I’m particularly fond of the Eastern European tradition of mushroom picking after a rainfall.  The tradition is alive and well, I’m happy to report. As children, we’d hike through the woods for hours looking for edible mushrooms — and we’re passing it on to the next generation. The chanterelles (“lysychky” in Ukrainian, meaning foxes) pictured above were found beside an apple tree, ten meters away from our house in Lexington. The photo, incidently, was taken by my new iPhone 3GS.

There’s something rejuvenating about spending time in the mountains. Is it the clean, fresh air? The natural, unspoiled  beauty? Definitely. Add to that the lack of artificial noise and lack of light pollution at night, and you’ve really got a wonderful combination. In the summer, we meet up with our friends in the area at our near-secret swimming spot on the Schoharie Creek…

You know what else is special? No televisions.
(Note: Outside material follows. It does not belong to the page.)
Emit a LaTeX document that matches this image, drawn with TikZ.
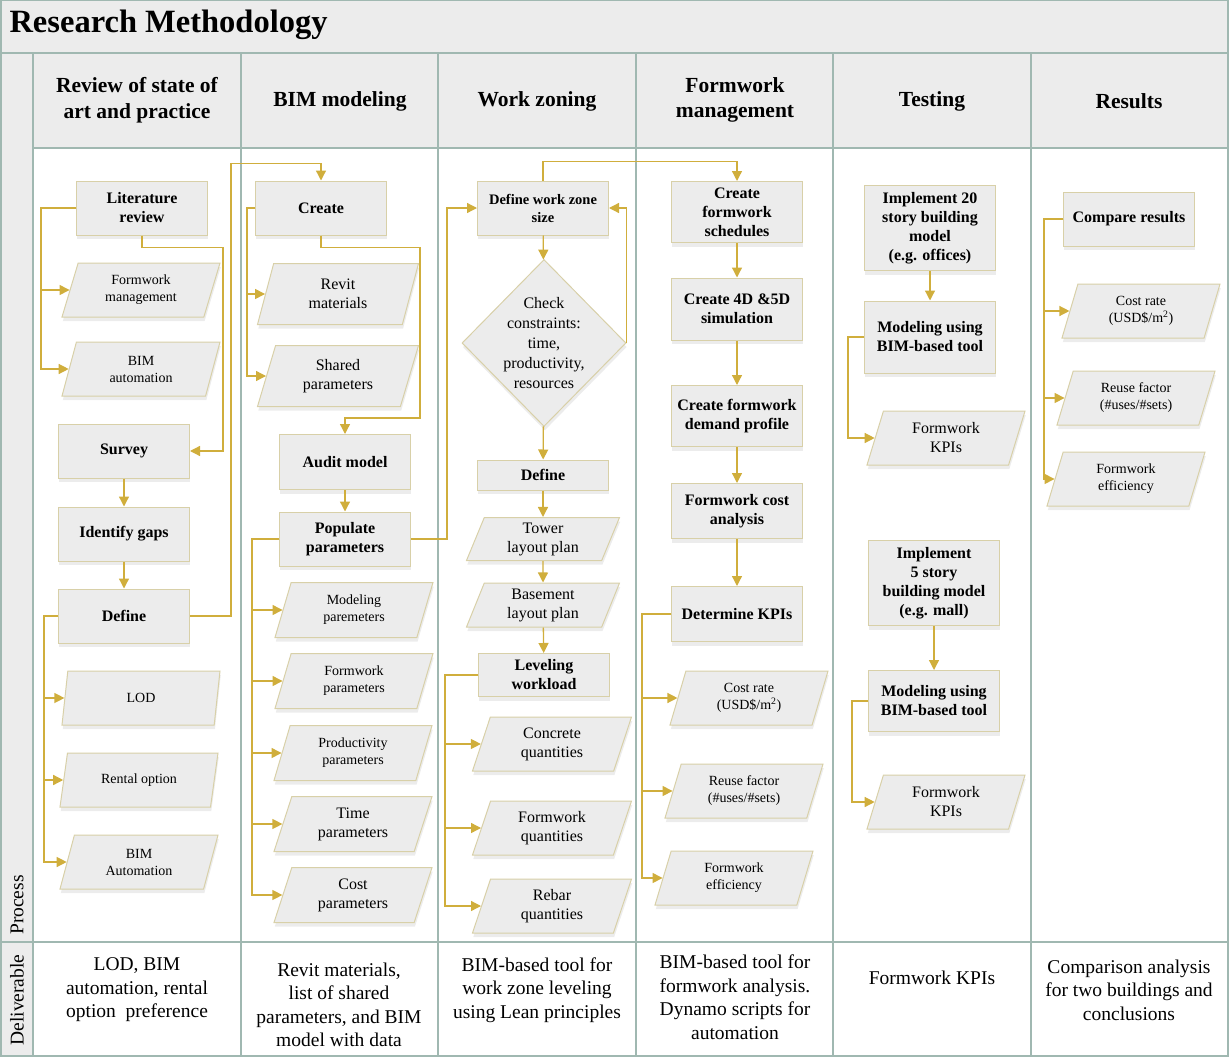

Kids keep busy for hours without it. Can you picture it? I can.

I used to spend my entire summer in the northern portion of Catskill State Park, in Greene County, New York. To this day, I still enjoy it and return rejuvenated, with my creative juices flowing.

Family Skiing

I’ve enjoyed skiing since I was 4 years old.  Except for last winter, I don’t think I’ve ever had less than 6 or 7 ski days in any given season.  This winter, I’m on pace to possibly surpass 10 days. We made sure our children learned to ski properly at Sugarloaf in Maine, where we spent one traditional ski week ever winter since 2002 (all in January, except last year; always very cold).

Now that I’m back on skis, I’ve come to realize lift ticket prices are very, very high. Having a ski week package with discounted lift tickets is a good thing. Skiing at smaller mountains like Plattekill, you take advantage of lower prices and accept lesser snowmaking coverage as a trade-off. Skier visits are down in Colorado this season, and some owe it to higher ticket prices. Generally, most ski industry leaders were optimistic this season (weather permitting).

So this weekend, we skied one day at Hunter for a change. A lift ticket costs $63 for an adult and $43 for a kid (junior, age 7-12).  We went up with several families and one of us got smart and wondered whether we qualify for a group rate. We did! Saved $54 when we paid our share for a family of four.

When planning a family ski trip, get other families to join in so you reach the group level (15+ people).